Consequently, if the revised entitlement decision was not notified, there is no valid appeal before the Tribunal regarding that decision. The Respondent’s submissions are twofold: either the internal record of the revision does not amount to a ‘decision’ for appeal purposes, or, if there was a valid entitlement decision, it has no legal effect until notified, consistent with the House of Lords’ approach in R(Anufrijeva).
The Secretary of State acknowledges the Tribunal’s authority to determine the validity and legal effect of the revised entitlement decision as the basis for the recoverability decisions. This stems from the statutory requirement under section 9 of the Social Security Act 1998 that a recoverability decision is only lawful if preceded by a formal revision or supersession of the underlying entitlement. The Supreme Court in R (Child Poverty Action Group) v Secretary of State for Work and Pensions [2011] 2 AC 15 confirmed that overpayment recovery cannot proceed without first correcting the original award through proper procedures. Here, any invalidity in the revised entitlement decision arises from a failure to notify, not from errors in calculation or law.

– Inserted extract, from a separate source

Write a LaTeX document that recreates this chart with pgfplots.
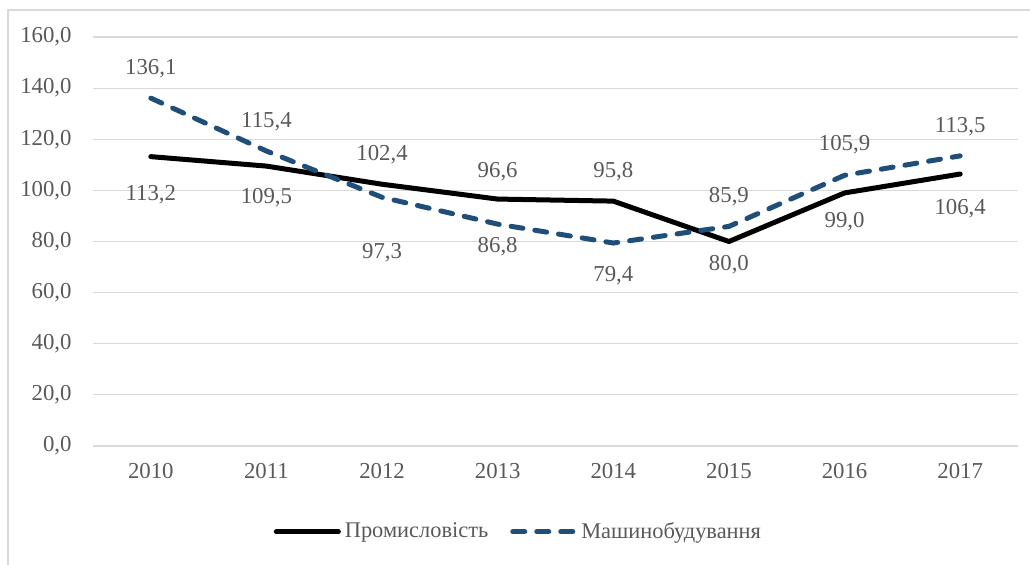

On jurisdiction, the Respondent submits that the appeal rights arose from the revised and notified entitlement decision of 7 June 2007 and the recoverability decisions of 22 June and 13 September 2007, there is no right of appeal against a refusal to revise the recoverability decisions for official error (R(IS) 15/04 relied), this adjudication process is Article 6 compliant. The time limits for appealing the recoverability decisions were governed by regulations 31 and 32 of the 1999 Regulations, and the Appellant did not appeal within the prescribed time. These decisions predate the mandatory reconsideration regime, PH and SM v Secretary of State for Work and Pensions and CJ and SG are not applicable. The Tribunal Procedure Rules do not create a statutory right of appeal against a refusal to revise the recoverability decisions, nor do they apply to an appeal against decisions made in 2007, irrespective of an anytime application for revision for official error.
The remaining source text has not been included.